◆ Brief
Copy the first line of the entries below and every line after it through the line containing "import pandas as pd". Do not include pictures.

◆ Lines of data
──────────────────────────────

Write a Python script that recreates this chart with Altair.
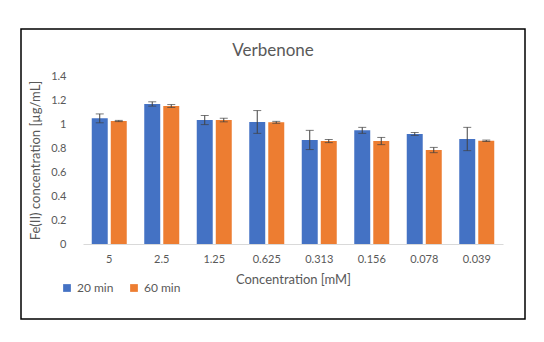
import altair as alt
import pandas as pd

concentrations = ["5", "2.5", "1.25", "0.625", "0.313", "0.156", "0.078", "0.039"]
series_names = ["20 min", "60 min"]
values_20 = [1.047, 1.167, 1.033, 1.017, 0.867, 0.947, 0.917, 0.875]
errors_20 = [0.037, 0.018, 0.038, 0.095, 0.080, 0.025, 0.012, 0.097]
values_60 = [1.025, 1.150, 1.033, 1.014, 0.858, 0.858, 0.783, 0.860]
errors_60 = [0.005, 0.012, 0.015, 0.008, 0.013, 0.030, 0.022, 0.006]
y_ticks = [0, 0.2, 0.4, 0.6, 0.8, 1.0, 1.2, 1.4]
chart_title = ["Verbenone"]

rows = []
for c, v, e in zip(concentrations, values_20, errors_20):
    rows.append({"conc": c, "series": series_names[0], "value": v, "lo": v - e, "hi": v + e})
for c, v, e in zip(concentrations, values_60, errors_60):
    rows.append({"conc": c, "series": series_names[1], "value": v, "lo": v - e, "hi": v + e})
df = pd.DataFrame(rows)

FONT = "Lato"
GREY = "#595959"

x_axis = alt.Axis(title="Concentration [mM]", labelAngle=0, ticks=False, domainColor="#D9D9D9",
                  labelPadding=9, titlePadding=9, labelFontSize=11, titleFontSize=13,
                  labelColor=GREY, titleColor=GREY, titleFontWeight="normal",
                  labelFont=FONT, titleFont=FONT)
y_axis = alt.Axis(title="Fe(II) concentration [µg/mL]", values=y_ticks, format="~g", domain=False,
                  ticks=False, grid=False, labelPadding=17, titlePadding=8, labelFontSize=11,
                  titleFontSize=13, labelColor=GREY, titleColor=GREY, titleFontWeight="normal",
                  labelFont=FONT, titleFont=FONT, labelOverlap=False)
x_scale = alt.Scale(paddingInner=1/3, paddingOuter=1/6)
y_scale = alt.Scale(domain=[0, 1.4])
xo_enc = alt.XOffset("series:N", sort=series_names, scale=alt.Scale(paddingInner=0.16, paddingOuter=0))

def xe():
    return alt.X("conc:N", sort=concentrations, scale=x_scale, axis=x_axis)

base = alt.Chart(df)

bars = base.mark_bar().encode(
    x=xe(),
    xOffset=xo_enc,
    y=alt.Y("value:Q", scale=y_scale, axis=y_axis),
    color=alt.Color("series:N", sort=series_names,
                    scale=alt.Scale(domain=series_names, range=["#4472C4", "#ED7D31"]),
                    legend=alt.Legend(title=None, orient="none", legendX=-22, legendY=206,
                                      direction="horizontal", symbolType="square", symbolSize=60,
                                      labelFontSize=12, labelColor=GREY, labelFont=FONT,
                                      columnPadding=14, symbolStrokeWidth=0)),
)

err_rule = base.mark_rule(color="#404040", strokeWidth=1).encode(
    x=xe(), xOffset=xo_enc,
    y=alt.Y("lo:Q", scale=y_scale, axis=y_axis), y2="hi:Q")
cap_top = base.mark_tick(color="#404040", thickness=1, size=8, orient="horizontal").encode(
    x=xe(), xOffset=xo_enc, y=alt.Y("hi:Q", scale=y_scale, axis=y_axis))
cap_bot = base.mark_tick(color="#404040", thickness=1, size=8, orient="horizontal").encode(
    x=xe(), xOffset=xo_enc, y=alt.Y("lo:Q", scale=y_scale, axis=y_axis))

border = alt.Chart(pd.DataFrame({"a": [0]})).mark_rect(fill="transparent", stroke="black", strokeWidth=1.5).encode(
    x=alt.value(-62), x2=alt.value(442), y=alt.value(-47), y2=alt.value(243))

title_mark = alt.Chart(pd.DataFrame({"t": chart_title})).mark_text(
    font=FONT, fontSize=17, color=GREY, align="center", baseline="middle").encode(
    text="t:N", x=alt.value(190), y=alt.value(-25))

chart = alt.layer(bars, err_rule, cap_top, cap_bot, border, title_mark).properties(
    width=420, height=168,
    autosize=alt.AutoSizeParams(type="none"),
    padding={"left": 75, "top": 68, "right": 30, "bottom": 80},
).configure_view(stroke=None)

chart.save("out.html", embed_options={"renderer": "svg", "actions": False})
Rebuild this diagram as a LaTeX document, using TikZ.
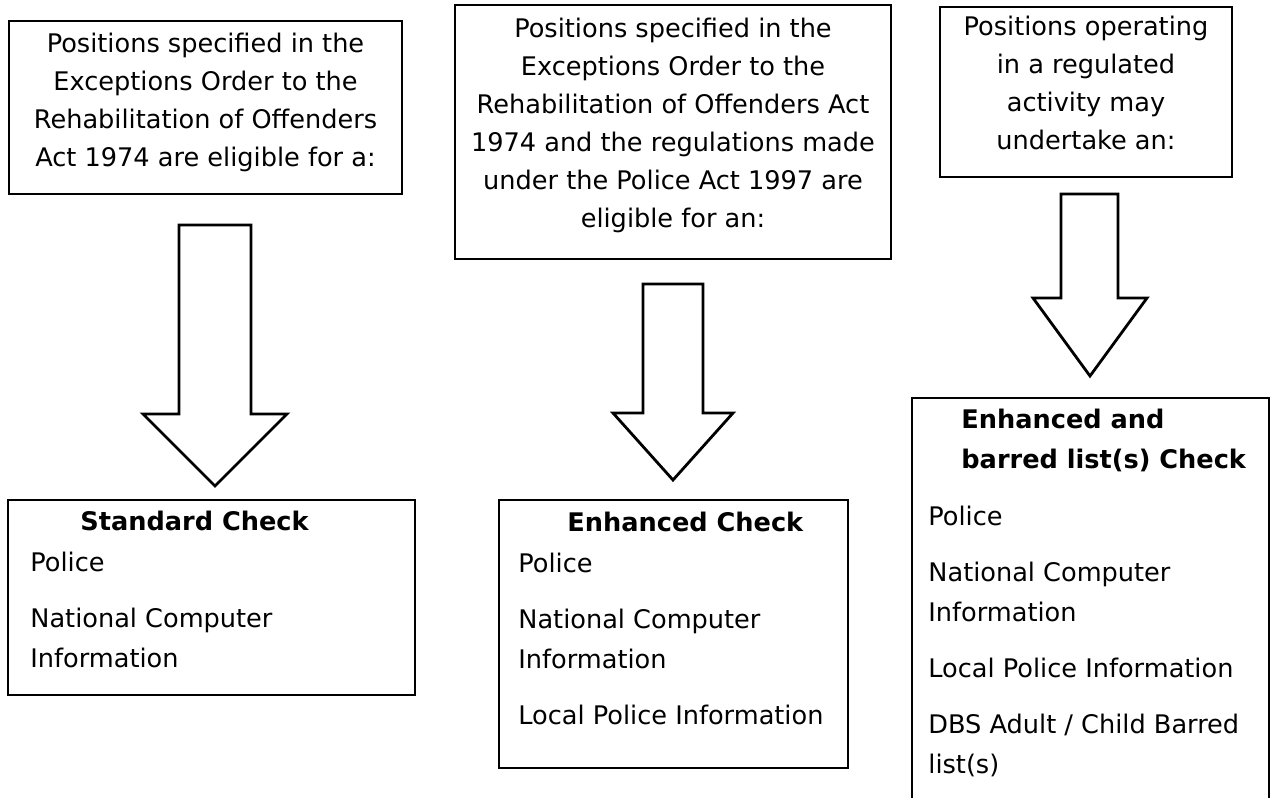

──────────────────────────────

◆ The completed task
Write a Python script that recreates this chart with Altair.
import altair as alt
import pandas as pd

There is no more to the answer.